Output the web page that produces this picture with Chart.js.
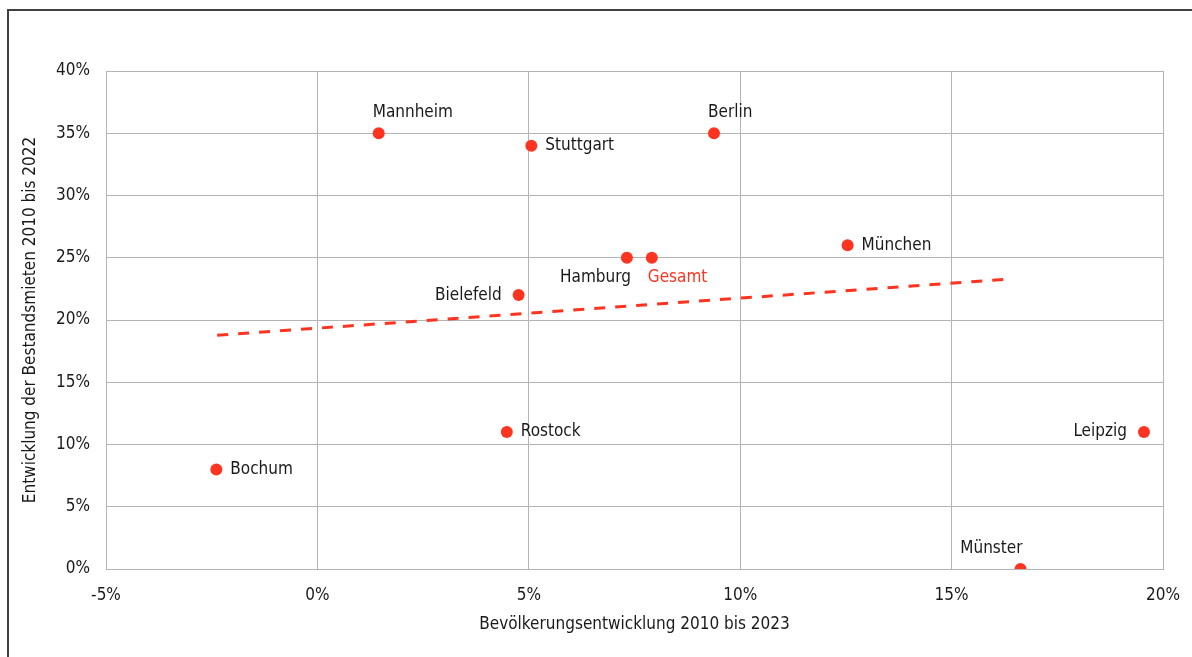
<!DOCTYPE html>
<html><head><meta charset="utf-8">
<script src="https://cdn.jsdelivr.net/npm/chart.js@4/dist/chart.umd.min.js"></script>
<style>html,body{margin:0;padding:0;background:#fff;}canvas{display:block}</style>
</head><body>
<canvas id="c" width="1192" height="657"></canvas>
<script>
// ---- data ----
const cities = ['Mannheim','Stuttgart','Berlin','München','Hamburg','Gesamt','Bielefeld','Rostock','Bochum','Leipzig','Münster'];
const popGrowth = [1.45, 5.06, 9.38, 12.54, 7.32, 7.91, 4.76, 4.48, -2.39, 19.55, 16.63];
const rentGrowth = [35, 34, 35, 26, 25, 25, 22, 11, 8, 11, 0];
const trendX = [-2.37, 16.37];
const trendY = [18.77, 23.29];
const xTicks = [-5, 0, 5, 10, 15, 20];
const yTicks = [0, 5, 10, 15, 20, 25, 30, 35, 40];
const xTitle = 'Bevölkerungsentwicklung 2010 bis 2023';
const yTitle = 'Entwicklung der Bestandsmieten 2010 bis 2022';

// ---- style ----
const RED = '#ff3420';
const TEXT = '#1a1a1a';
const GRID = '#b4b4b4';
const FONT = '"Liberation Sans Narrow", "DejaVu Sans Condensed", "Roboto", sans-serif';
const labelPlacement = {
  'Mannheim': 'aboveStart', 'Berlin': 'aboveStart', 'Münster': 'aboveEnd',
  'Stuttgart': 'right', 'München': 'right', 'Rostock': 'right', 'Bochum': 'right',
  'Bielefeld': 'left', 'Leipzig': 'left',
  'Hamburg': 'belowEnd', 'Gesamt': 'belowStart'
};
const labelColor = { 'Gesamt': RED };

const points = cities.map((c, i) => ({ x: popGrowth[i], y: rentGrowth[i] }));
const trend = trendX.map((x, i) => ({ x, y: trendY[i] }));

const framePlugin = {
  id: 'frame',
  beforeDraw(chart) {
    const ctx = chart.ctx;
    ctx.save();
    ctx.fillStyle = '#fff';
    ctx.fillRect(0, 0, chart.width, chart.height);
    ctx.fillStyle = '#404040';
    ctx.fillRect(7, 9, chart.width, 2);
    ctx.fillRect(7, 9, 2, chart.height);
    ctx.restore();
  }
};

const labelPlugin = {
  id: 'pointLabels',
  afterDatasetsDraw(chart) {
    const ctx = chart.ctx;
    const meta = chart.getDatasetMeta(1);
    ctx.save();
    ctx.font = '17px ' + FONT;
    ctx.textBaseline = 'middle';
    meta.data.forEach((el, i) => {
      const name = cities[i];
      const p = labelPlacement[name];
      let x = el.x, y = el.y, align = 'left';
      if (p === 'aboveStart') { x -= 6; y -= 21; align = 'left'; }
      else if (p === 'aboveEnd') { x += 2; y -= 20; align = 'right'; }
      else if (p === 'right') { x += 14; align = 'left'; }
      else if (p === 'left') { x -= 17; align = 'right'; }
      else if (p === 'belowEnd') { x += 4; y += 20; align = 'right'; }
      else if (p === 'belowStart') { x -= 4; y += 20; align = 'left'; }
      ctx.textAlign = align;
      ctx.fillStyle = labelColor[name] || TEXT;
      ctx.fillText(name, x, y);
    });
    ctx.restore();
  }
};

new Chart(document.getElementById('c'), {
  type: 'scatter',
  data: {
    datasets: [
      {
        label: 'Trend',
        data: trend,
        showLine: true,
        borderColor: RED,
        borderWidth: 3,
        borderDash: [11, 10],
        pointRadius: 0,
        fill: false
      },
      {
        label: 'Städte',
        data: points,
        backgroundColor: RED,
        borderWidth: 0,
        pointRadius: 6,
        pointHoverRadius: 6
      }
    ]
  },
  options: {
    responsive: false,
    animation: false,
    devicePixelRatio: 1,
    layout: { padding: { top: 71, right: 29, left: 0, bottom: 0 } },
    plugins: { legend: { display: false }, tooltip: { enabled: false } },
    scales: {
      x: {
        type: 'linear',
        min: xTicks[0], max: xTicks[xTicks.length - 1],
        afterBuildTicks(s) { s.ticks = xTicks.map(v => ({ value: v })); },
        afterFit(s) { s.height = 88; s.paddingRight = 0; s.paddingLeft = 0; },
        grid: { color: GRID, lineWidth: 1, drawTicks: false },
        border: { color: GRID, width: 1 },
        ticks: { padding: 16, color: TEXT, font: { family: FONT, size: 17 }, callback: v => v + '%' },
        title: { display: true, text: xTitle, color: TEXT, font: { family: FONT, size: 17 }, padding: { top: 0, bottom: 22 } }
      },
      y: {
        type: 'linear',
        min: yTicks[0], max: yTicks[yTicks.length - 1],
        afterBuildTicks(s) { s.ticks = yTicks.map(v => ({ value: v })); },
        afterFit(s) { s.width = 106; s.paddingTop = 0; s.paddingBottom = 0; },
        grid: { color: GRID, lineWidth: 1, drawTicks: false },
        border: { color: GRID, width: 1 },
        ticks: { padding: 16, color: TEXT, font: { family: FONT, size: 17 }, callback: v => v + '%' },
        title: { display: true, text: yTitle, color: TEXT, font: { family: FONT, size: 17 }, padding: { top: 20, bottom: 0 } }
      }
    }
  },
  plugins: [framePlugin, labelPlugin]
});
</script>
</body></html>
-- -- --
> WORK INSTRUCTIONS
In this exercise, set down all of the data exactly, without the pictures.

> RESPONSE TO THIS TASK
Output the web page that produces this picture with Chart.js.
<!DOCTYPE html>
<html><head><meta charset="utf-8">
<script src="https://cdn.jsdelivr.net/npm/chart.js@4/dist/chart.umd.min.js"></script>
<style>html,body{margin:0;padding:0;background:#fff;}canvas{display:block}</style>
</head><body>
<canvas id="c" width="1192" height="657"></canvas>
<script>
// ---- data ----
const cities = ['Mannheim','Stuttgart','Berlin','München','Hamburg','Gesamt','Bielefeld','Rostock','Bochum','Leipzig','Münster'];
const popGrowth = [1.45, 5.06, 9.38, 12.54, 7.32, 7.91, 4.76, 4.48, -2.39, 19.55, 16.63];
const rentGrowth = [35, 34, 35, 26, 25, 25, 22, 11, 8, 11, 0];
const trendX = [-2.37, 16.37];
const trendY = [18.77, 23.29];
const xTicks = [-5, 0, 5, 10, 15, 20];
const yTicks = [0, 5, 10, 15, 20, 25, 30, 35, 40];
const xTitle = 'Bevölkerungsentwicklung 2010 bis 2023';
const yTitle = 'Entwicklung der Bestandsmieten 2010 bis 2022';

// ---- style ----
const RED = '#ff3420';
const TEXT = '#1a1a1a';
const GRID = '#b4b4b4';
const FONT = '"Liberation Sans Narrow", "DejaVu Sans Condensed", "Roboto", sans-serif';
const labelPlacement = {
  'Mannheim': 'aboveStart', 'Berlin': 'aboveStart', 'Münster': 'aboveEnd',
  'Stuttgart': 'right', 'München': 'right', 'Rostock': 'right', 'Bochum': 'right',
  'Bielefeld': 'left', 'Leipzig': 'left',
  'Hamburg': 'belowEnd', 'Gesamt': 'belowStart'
};
const labelColor = { 'Gesamt': RED };

const points = cities.map((c, i) => ({ x: popGrowth[i], y: rentGrowth[i] }));
const trend = trendX.map((x, i) => ({ x, y: trendY[i] }));

const framePlugin = {
  id: 'frame',
  beforeDraw(chart) {
    const ctx = chart.ctx;
    ctx.save();
    ctx.fillStyle = '#fff';
    ctx.fillRect(0, 0, chart.width, chart.height);
    ctx.fillStyle = '#404040';
    ctx.fillRect(7, 9, chart.width, 2);
    ctx.fillRect(7, 9, 2, chart.height);
    ctx.restore();
  }
};

const labelPlugin = {
  id: 'pointLabels',
  afterDatasetsDraw(chart) {
    const ctx = chart.ctx;
    const meta = chart.getDatasetMeta(1);
    ctx.save();
    ctx.font = '17px ' + FONT;
    ctx.textBaseline = 'middle';
    meta.data.forEach((el, i) => {
      const name = cities[i];
      const p = labelPlacement[name];
      let x = el.x, y = el.y, align = 'left';
      if (p === 'aboveStart') { x -= 6; y -= 21; align = 'left'; }
      else if (p === 'aboveEnd') { x += 2; y -= 20; align = 'right'; }
      else if (p === 'right') { x += 14; align = 'left'; }
      else if (p === 'left') { x -= 17; align = 'right'; }
      else if (p === 'belowEnd') { x += 4; y += 20; align = 'right'; }
      else if (p === 'belowStart') { x -= 4; y += 20; align = 'left'; }
      ctx.textAlign = align;
      ctx.fillStyle = labelColor[name] || TEXT;
      ctx.fillText(name, x, y);
    });
    ctx.restore();
  }
};

new Chart(document.getElementById('c'), {
  type: 'scatter',
  data: {
    datasets: [
      {
        label: 'Trend',
        data: trend,
        showLine: true,
        borderColor: RED,
        borderWidth: 3,
        borderDash: [11, 10],
        pointRadius: 0,
        fill: false
      },
      {
        label: 'Städte',
        data: points,
        backgroundColor: RED,
        borderWidth: 0,
        pointRadius: 6,
        pointHoverRadius: 6
      }
    ]
  },
  options: {
    responsive: false,
    animation: false,
    devicePixelRatio: 1,
    layout: { padding: { top: 71, right: 29, left: 0, bottom: 0 } },
    plugins: { legend: { display: false }, tooltip: { enabled: false } },
    scales: {
      x: {
        type: 'linear',
        min: xTicks[0], max: xTicks[xTicks.length - 1],
        afterBuildTicks(s) { s.ticks = xTicks.map(v => ({ value: v })); },
        afterFit(s) { s.height = 88; s.paddingRight = 0; s.paddingLeft = 0; },
        grid: { color: GRID, lineWidth: 1, drawTicks: false },
        border: { color: GRID, width: 1 },
        ticks: { padding: 16, color: TEXT, font: { family: FONT, size: 17 }, callback: v => v + '%' },
        title: { display: true, text: xTitle, color: TEXT, font: { family: FONT, size: 17 }, padding: { top: 0, bottom: 22 } }
      },
      y: {
        type: 'linear',
        min: yTicks[0], max: yTicks[yTicks.length - 1],
        afterBuildTicks(s) { s.ticks = yTicks.map(v => ({ value: v })); },
        afterFit(s) { s.width = 106; s.paddingTop = 0; s.paddingBottom = 0; },
        grid: { color: GRID, lineWidth: 1, drawTicks: false },
        border: { color: GRID, width: 1 },
        ticks: { padding: 16, color: TEXT, font: { family: FONT, size: 17 }, callback: v => v + '%' },
        title: { display: true, text: yTitle, color: TEXT, font: { family: FONT, size: 17 }, padding: { top: 20, bottom: 0 } }
      }
    }
  },
  plugins: [framePlugin, labelPlugin]
});
</script>
</body></html>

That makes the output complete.